Neither man is expected to be with Biden this time around. “It is very late and the talent pool is not very deep. The money pool is not very deep,” said Lux, who is officially neutral, and praised Biden’s “long and deep foreign policy experience.”
Another potential backer in Iowa is Lowell Junkins, a former state Senate Democratic leader and the party’s gubernatorial nominee in 1986. He worked in Iowa for Biden in 1987 and eventually became national field director.
Junkins said last week he has had informal talks with Biden’s staff about a potential candidacy, but has not yet spoken to the Senator, and no one has specifically asked for Junkins’ help if Biden runs. While he thinks Biden still has time to get into the race, Junkins said he sees Labor Day as the point at which Iowans begin to seriously choose sides for their mid-January caucus.
“If somebody’s not in this race by the middle of August, then things really begin to close up,” he said, adding: “You’ve got to be on the ground. You can’t put that together in September and October. In Iowa, you have to show your hand before you play it.”
Financially, Biden has had two big bases of support; trial lawyers and Jewish donors who support his work on Foreign Relations.
Of the top 20 bundling companies in donations to his 2002 campaign, for example, 15 of them were law firms, according to the Center for Responsive Politics.

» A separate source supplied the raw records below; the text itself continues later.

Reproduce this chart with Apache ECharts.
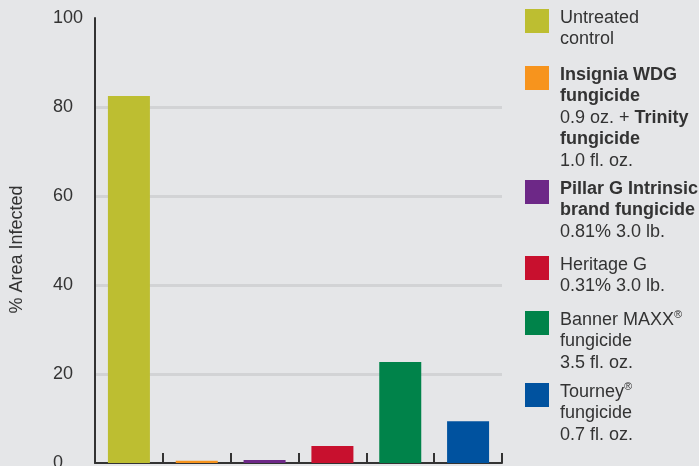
<!DOCTYPE html>
<html>
<head>
<meta charset="utf-8">
<script src="https://cdn.jsdelivr.net/npm/echarts@6/dist/echarts.min.js"></script>
<style>
  html, body { margin: 0; padding: 0; background: #e5e6e8; }
  #main { width: 699px; height: 466px; }
</style>
</head>
<body>
<div id="main"></div>
<script>
// data
var categories = ['Untreated control', 'Insignia WDG + Trinity', 'Pillar G Intrinsic', 'Heritage G', 'Banner MAXX', 'Tourney'];
var values = [82.5, 0.5, 0.7, 3.8, 22.7, 9.4];
var yTicks = [0, 20, 40, 60, 80, 100];
var legendText = [
  ['{n|Untreated}', '{n|control}'],
  ['{b|Insignia WDG}', '{b|fungicide}', '{n|0.9 oz. + }{b|Trinity}', '{b|fungicide}', '{n|1.0 fl. oz.}'],
  ['{b|Pillar G Intrinsic}', '{b|brand fungicide}', '{n|0.81% 3.0 lb.}'],
  ['{n|Heritage G}', '{n|0.31% 3.0 lb.}'],
  ['{n|Banner MAXX}{s|®}', '{n|fungicide}', '{n|3.5 fl. oz.}'],
  ['{n|Tourney}{s|®}', '{n|fungicide}', '{n|0.7 fl. oz.}']
];

var colors = ['#bdbe31', '#f7941d', '#6d2887', '#c8102e', '#00834a', '#00529f'];
var legendTops = [9, 66, 180, 256, 311, 383];
var LH = 21.5;
var font = '"Liberation Sans", Arial, Helvetica, sans-serif';

var myChart = echarts.init(document.getElementById('main'));

var series = categories.map(function (c, i) {
  return {
    name: c,
    type: 'bar',
    barWidth: 42,
    barGap: '-100%',
    itemStyle: { color: colors[i] },
    data: values.map(function (v, j) { return j === i ? v : '-'; })
  };
});

var legends = categories.map(function (c, i) {
  var lines = legendText[i];
  var h = lines.length * LH;
  return {
    data: [c],
    left: 525,
    top: legendTops[i] - 2,
    orient: 'vertical',
    padding: 0,
    selectedMode: false,
    itemWidth: 30,
    itemHeight: h,
    // square at the top of a tall box so it lines up with the first text line
    icon: 'path://M0 0h0.01M0 2h24v24h-24zM30 ' + h + 'h-0.01',
    formatter: function () { return lines.join('\n'); },
    textStyle: {
      color: '#333',
      fontFamily: font,
      fontSize: 18,
      lineHeight: LH,
      rich: {
        n: { fontSize: 18, fontFamily: font, color: '#333', lineHeight: LH },
        b: { fontSize: 18, fontFamily: font, color: '#333', lineHeight: LH, fontWeight: 'bold' },
        s: { fontSize: 11, fontFamily: font, color: '#333', lineHeight: LH, verticalAlign: 'top', padding: [0, 0, 6, 0] }
      }
    }
  };
});

var option = {
  backgroundColor: '#e5e6e8',
  animation: false,
  grid: { left: 95, right: 197, top: 18, bottom: 3, containLabel: false, outerBoundsMode: 'none' },
  legend: legends,
  xAxis: {
    type: 'category',
    data: categories,
    axisLine: { lineStyle: { color: '#333', width: 2 } },
    axisTick: { show: true, interval: 0, inside: true, length: 10, lineStyle: { color: '#333', width: 2 } },
    axisLabel: { show: false },
    splitLine: { show: false }
  },
  yAxis: {
    type: 'value',
    min: 0,
    max: 100,
    interval: 20,
    name: '% Area Infected',
    nameLocation: 'middle',
    nameGap: 69,
    nameTextStyle: { color: '#333', fontSize: 18, fontFamily: font, padding: [0, 18, 0, 0] },
    axisLine: { show: true, lineStyle: { color: '#333', width: 2 } },
    axisTick: { show: false },
    axisLabel: {
      align: 'left',
      margin: 42,
      color: '#333',
      fontSize: 18,
      fontFamily: font,
      customValues: yTicks
    },
    splitLine: { show: true, showMinLine: false, showMaxLine: false, lineStyle: { color: '#d2d3d5', width: 3 } }
  },
  series: series
};

myChart.setOption(option);
window.addEventListener('resize', function () {
  myChart.resize();
});
</script>
</body>
</html>
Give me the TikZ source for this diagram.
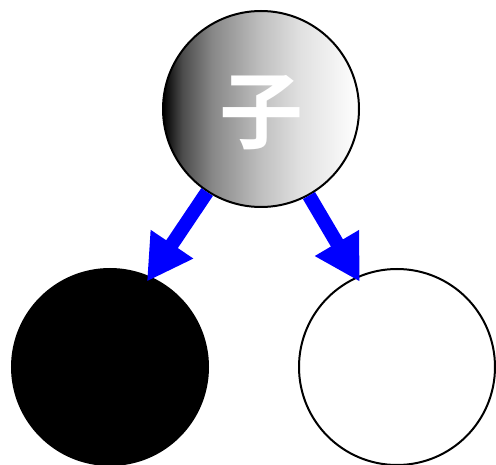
\documentclass[tikz,border=0pt]{standalone}
\usepackage{fontspec}
\newfontfamily\cjkbold{Noto Sans CJK SC Bold}
\usetikzlibrary{arrows.meta}
\pgfdeclarehorizontalshading{topshade}{100bp}{color(0bp)=(black); color(25bp)=(black); color(30bp)=(black!70); color(37.5bp)=(black!47); color(50bp)=(black!25); color(60bp)=(black!12); color(70bp)=(black!4); color(75bp)=(white); color(100bp)=(white)}
\tikzset{
  ball/.style={circle, draw=black, line width=2pt, minimum size=196pt, inner sep=0pt},
  bluearrow/.style={draw=blue, line width=14pt, -{Triangle[length=45pt,width=48pt]}, shorten >=-6pt},
  glyph/.style={text=white, inner sep=0pt, font=\cjkbold\fontsize{84pt}{84pt}\selectfont}
}
\begin{document}
\begin{tikzpicture}[x=1pt,y=-1pt]
\useasboundingbox (0,0) rectangle (496,465);
\node[ball, fill=black] (left) at (110,367) {};
\node[ball, fill=white] (right) at (397,367) {};
\node[ball, shading=topshade] (top) at (261,109) {};
\node[glyph] (toplabel) at ([yshift=-4pt]top.center) {子};
\draw[bluearrow] (top.237) -- (left.66);
\draw[bluearrow] (top.299) -- (right.114);
\end{tikzpicture}
\end{document}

But Sen. John Edwards (D-N.C.), a trial lawyer by trade, has already become the top recipient of that sector’s contributions, and Sen. Joe Lieberman (D-Conn.), the most prominent Jewish politician in America, is likely to be the top recipient of Jewish contributions.
Biden’s supporters seem to be banking on the prospect that by the time he starts campaigning full speed, some of the other candidates will have already abandoned the field and the Delaware Democrat can scoop up some of their financial backers. “As other candidates drop out, some of them will come back to Joe,” Carper said.
In the meantime, Biden said he will go about his business, trying not to focus on presidential politics. If one of the current contenders pulls away from the field or if he realizes he waited too long, Biden said he will be very happy to remain a Senator.
“I don’t know,” he said when asked if it’s too late to get in the race. “All the smart money says it is.”